Dr. Guang Wang, an Assistant Professor in the Computer Science Department, and his recent research has been recently published in the prestigious Thirty-Eighth AAAI Conference on Artificial Intelligence (AAAI-24). AAAI is recognized as one of the top conferences in the field of artificial intelligence. The paper title is “NondBREM: Nondeterministic Offline Reinforcement Learning for Large-scale Order Dispatching” and Dr. Guang Wang is the co-first author of this paper.

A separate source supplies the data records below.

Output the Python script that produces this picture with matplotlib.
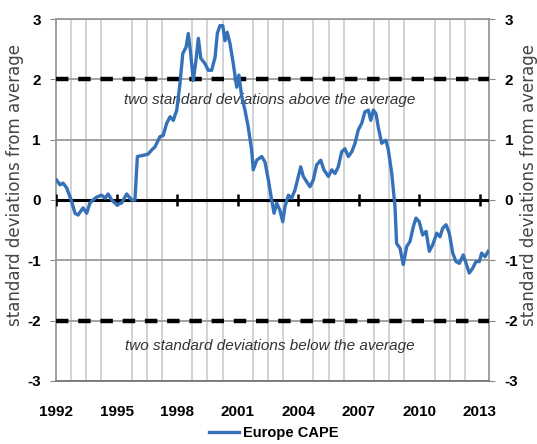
import matplotlib
matplotlib.use("Agg")
import matplotlib.pyplot as plt
from matplotlib.ticker import MultipleLocator

# decimal years and standard deviations from average
years = [1992.03, 1992.20, 1992.35, 1992.53, 1992.78, 1992.94, 1993.09, 1993.34, 1993.52, 1993.68,
         1993.83, 1994.02, 1994.26, 1994.43, 1994.58, 1994.76, 1995.01, 1995.25, 1995.50, 1995.75,
         1995.91, 1996.03, 1996.31, 1996.56, 1996.74, 1996.90, 1997.15, 1997.31, 1997.48, 1997.65,
         1997.81, 1997.98, 1998.14, 1998.28, 1998.44, 1998.55, 1998.67, 1998.80, 1998.93, 1999.05,
         1999.17, 1999.38, 1999.54, 1999.71, 1999.88, 1999.99, 2000.12, 2000.26, 2000.37, 2000.48,
         2000.62, 2000.78, 2000.95, 2001.06, 2001.20, 2001.36, 2001.52, 2001.69, 2001.77, 2001.94,
         2002.19, 2002.35, 2002.52, 2002.68, 2002.80, 2002.93, 2003.09, 2003.23, 2003.34, 2003.51,
         2003.67, 2003.84, 2004.00, 2004.12, 2004.25, 2004.42, 2004.58, 2004.74, 2004.91, 2005.11,
         2005.27, 2005.49, 2005.66, 2005.82, 2005.98, 2006.15, 2006.31, 2006.48, 2006.65, 2006.81,
         2006.97, 2007.14, 2007.30, 2007.47, 2007.59, 2007.72, 2007.85, 2007.96, 2008.13, 2008.34,
         2008.46, 2008.63, 2008.74, 2008.79, 2008.87, 2009.04, 2009.20, 2009.37, 2009.53, 2009.70,
         2009.83, 2009.99, 2010.16, 2010.33, 2010.49, 2010.66, 2010.86, 2011.02, 2011.15, 2011.32,
         2011.48, 2011.65, 2011.81, 2011.98, 2012.17, 2012.31, 2012.47, 2012.64, 2012.80, 2012.97,
         2013.08, 2013.25, 2013.41]
cape = [0.33, 0.25, 0.28, 0.20, -0.03, -0.22, -0.25, -0.13, -0.22, -0.05,
        0.00, 0.05, 0.08, 0.03, 0.10, 0.00, -0.08, -0.05, 0.10, 0.00,
        0.00, 0.72, 0.74, 0.76, 0.83, 0.88, 1.05, 1.07, 1.27, 1.38,
        1.32, 1.49, 1.93, 2.43, 2.53, 2.76, 2.43, 1.98, 2.31, 2.68,
        2.35, 2.26, 2.15, 2.15, 2.37, 2.76, 2.89, 2.89, 2.64, 2.78,
        2.59, 2.26, 1.87, 2.07, 1.71, 1.49, 1.21, 0.83, 0.50, 0.66,
        0.72, 0.63, 0.33, 0.00, -0.22, -0.05, -0.17, -0.36, -0.11, 0.08,
        0.03, 0.17, 0.39, 0.55, 0.39, 0.30, 0.22, 0.33, 0.58, 0.66,
        0.50, 0.39, 0.50, 0.44, 0.55, 0.80, 0.85, 0.72, 0.80, 0.94,
        1.16, 1.27, 1.46, 1.49, 1.32, 1.49, 1.43, 1.21, 0.94, 0.99,
        0.83, 0.44, 0.05, -0.11, -0.72, -0.80, -1.07, -0.77, -0.69, -0.44,
        -0.30, -0.36, -0.58, -0.52, -0.85, -0.74, -0.55, -0.61, -0.47, -0.41,
        -0.55, -0.88, -1.02, -1.05, -0.91, -1.05, -1.21, -1.13, -1.02, -1.02,
        -0.88, -0.94, -0.85]

tick_years = [1992, 1995, 1998, 2001, 2004, 2007, 2010, 2013]
y_ticks = [-3, -2, -1, 0, 1, 2, 3]
band_levels = [2, -2]
band_texts = ["two standard deviations above the average",
              "two standard deviations below the average"]
band_text_y = [1.65, -2.42]

plt.rcParams["axes.unicode_minus"] = False
tickfont = {"family": "Liberation Sans", "weight": "bold", "size": 11}
blue = "#3571b8"

fig = plt.figure(figsize=(5.37, 4.44), dpi=100)
ax = fig.add_axes([0.1043, 0.1419, 0.8072, 0.8153])

ax.set_xlim(1992, 2013.47)
ax.set_ylim(-3, 3)

# thin vertical grid every 9 months, horizontal grid at the integers
ax.xaxis.set_minor_locator(MultipleLocator(0.75))
ax.grid(which="minor", axis="x", color="#cfcfcf", linewidth=1.3)
ax.set_yticks(y_ticks)
ax.grid(which="major", axis="y", color="#9a9a9a", linewidth=1.3)
ax.set_axisbelow(True)

for lvl in band_levels:
    ax.axhline(lvl, color="black", linewidth=3.2, dashes=(2.8, 2.2), zorder=3)
ax.axhline(0, color="black", linewidth=2.2, zorder=3)
ax.plot(tick_years, [0] * len(tick_years), linestyle="none", marker="|",
        markersize=9, markeredgewidth=1.8, color="black", zorder=3)

for txt, ty in zip(band_texts, band_text_y):
    ax.text(2002.6, ty, txt, ha="center", va="center", style="italic",
            fontsize=11, color="#333333", family="Liberation Sans", zorder=4)

ax.plot(years, cape, color=blue, linewidth=2.4, zorder=5, label="Europe CAPE")

ax.set_xticks(tick_years)
ax.set_xticklabels([str(y) for y in tick_years], fontdict=tickfont)
ax.tick_params(axis="x", which="both", length=0, pad=17)
ax.set_yticklabels([str(v) for v in y_ticks], fontdict=tickfont)
ax.tick_params(axis="y", length=4, color="#888888", pad=7)

for side in ["left", "right", "top"]:
    ax.spines[side].set_color("#999999")
ax.spines["bottom"].set_color("#777777")
for sp in ax.spines.values():
    sp.set_linewidth(1.3)

ax2 = ax.twinx()
ax2.set_ylim(-3, 3)
ax2.set_yticks(y_ticks)
ax2.set_yticklabels([str(v) for v in y_ticks], fontdict=tickfont)
ax2.tick_params(axis="y", length=4, color="#888888", pad=7)
for sp in ax2.spines.values():
    sp.set_visible(False)

ylab = "standard deviations from average"
fig.text(15 / 537, 1 - 185 / 444, ylab, rotation=90, ha="center", va="center",
         fontsize=12, color="#444444")
fig.text(529 / 537, 1 - 185 / 444, ylab, rotation=90, ha="center", va="center",
         fontsize=12, color="#444444")

leg = ax.legend(loc="center", bbox_to_anchor=(274 / 537, 1 - 433 / 444),
                bbox_transform=fig.transFigure, frameon=False,
                handlelength=2.0, handletextpad=0.3,
                prop={"family": "Liberation Sans", "weight": "bold", "size": 10.5})

fig.savefig("out.png", dpi=100)
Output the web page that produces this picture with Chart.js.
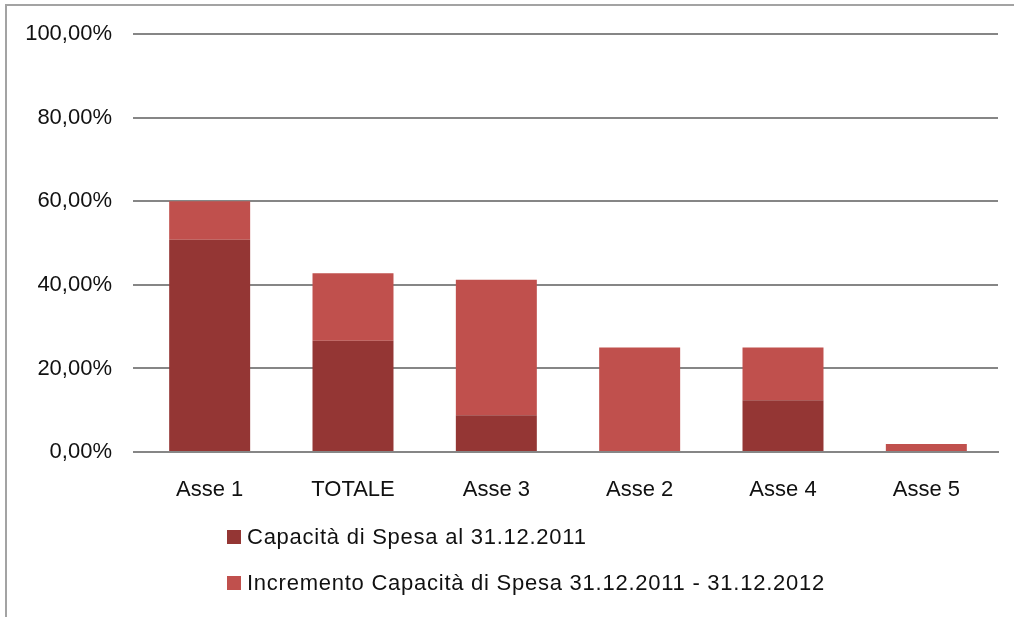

This paper is the first work that utilizes the offline reinforcement learning framework to address the real-world large-scale order dispatching problem. The authors designed a new Nondeterministic Offline Reinforcement Learning algorithm called NondBREM to learn policy from only the accumulated logged data to avoid costly and unsafe interactions with the environment. In NondBREM, a Nondeterministic Batch- Constrained Q-learning module is developed to reduce the algorithm extrapolation error and a Random Ensemble Mixture module that integrates multiple value networks with multi-head networks is utilized to improve the model generalization and robustness. Extensive experiments on large-scale real-world ride-hailing datasets show the superiority of the design.

The paper was presented at the AAAI 2024 conference in Vancouver, Canada, in February and is set to be published by the AAAI Press in the conference proceedings.